Most sports-car fans will scoff at the idea of an automatic transmission in a Corvette, but this six speed really isn't bad, especially if the car won't be put on the track. Automatic mode works well for just getting around, delivering smooth operation, easy hill starts, and painless stop-and-go traffic experiences. It also seeks high gear, and will have you in sixth before you know it, resulting in decent fuel economy. The EPA rates the car at 15 mpg in the city and 25 mpg on the highway. We turned in an average of 18.8 mpg, not spectacular, but impressive for such a big engine.
When you want to really go, put it in Sport mode, enabling the paddle shifters. We didn't notice any difference between Drive and Sport when you let the automatic work, and the transmission also doesn't aggressively downshift for you. Sport driving is all about using the paddles. Unfortunately, manual gear shifts feel a little soft, with the usual torque converter slushiness, but the car won't overrule your choice of gear. With third gear engaged, you get good throttle response for speeds from 20 to 80 mph.
We were surprised to see the Selective Ride dial on the console of this Corvette, which let us choose between Touring and Sport mode for the suspension. This option is similar to Audi's Magnetic Ride system, and uses a magnetic fluid in the shock absorbers, the viscosity of which is controlled with an electromagnet. The car monitors the road conditions and driving style, adjusting the damping of the shock absorbers appropriately. In practice, we didn't feel a big ride difference between Touring and Sport, but we assume it improved the handling, and it is good to see GM adopt this technology for the Corvette.

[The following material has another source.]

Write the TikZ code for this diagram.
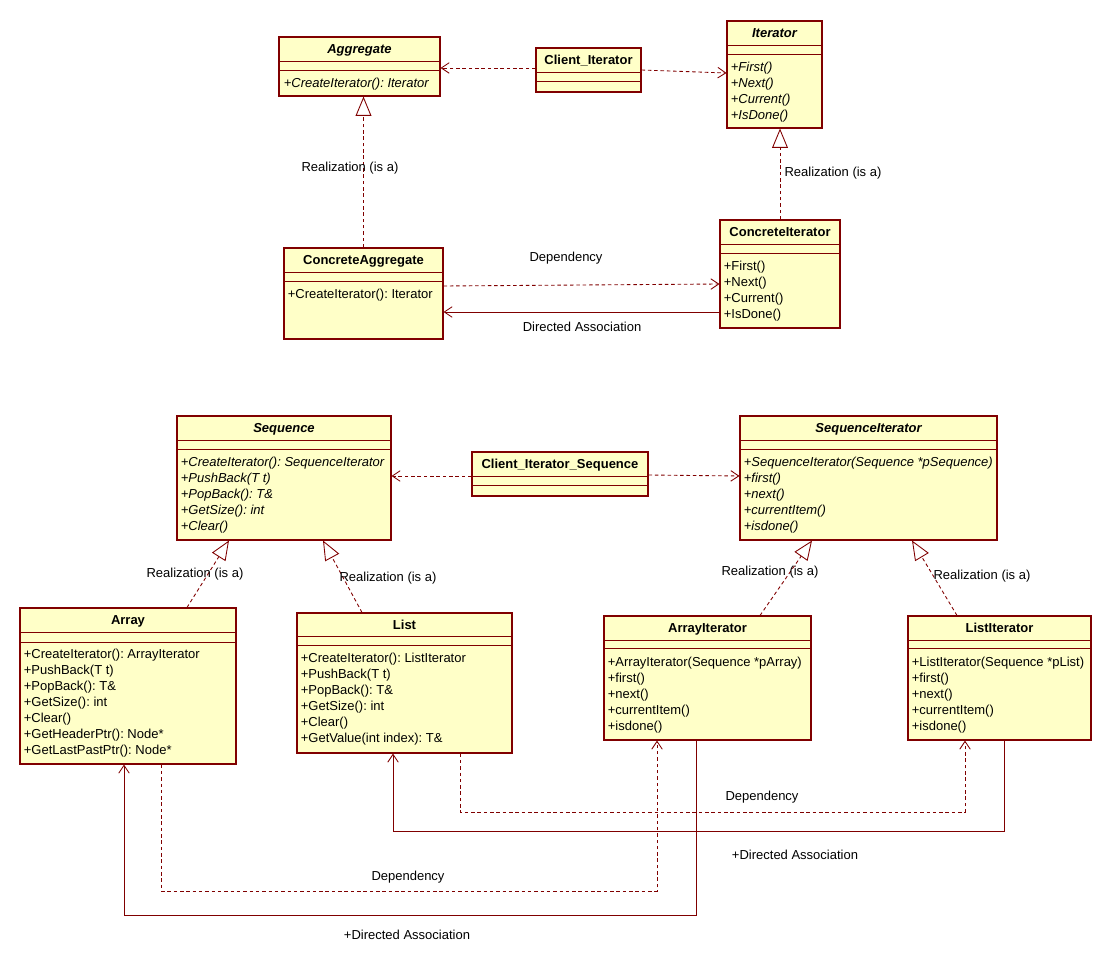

The 2009 Chevrolet Corvette Convertible has a base price of $51,700, but that version doesn't come with much. We added the 4LT Premium Package for $10,050, which brings in the Bose stereo, CD changer, Bluetooth, head-up display, and the power top. The magnetic ride control was an additional $1,995, $1,195 for the exhaust system, and $1,250 for the automatic transmission. Those options and sundry others brought our total up to $69,480. Chevrolet manages to avoid a gas guzzler tax with the Corvette due to how it tunes the transmission. Although not as elegant, you could definitely give a Ferrari F430 a run for its money with the Corvette, at about a third of the price. For around the same money as the Corvette, other speeders to consider would be the , , and the , although a dealer mark-up on the latter would probably drive the price way up.
In our ratings for the Corvette Convertible, we would have just considered its cabin tech average, but it gets a bump from the head-up display, an innovative feature found on few other cars. Performance is outstanding, with excellent acceleration from the big engine, nicely tuned handling, the high-tech magnetic-ride system, and better gas mileage than any of its competitors. We also consider the design of the car outstanding, as the Corvette uses such a distinct body style that this Chevrolet Corvette Convertible is unmistakable on the road.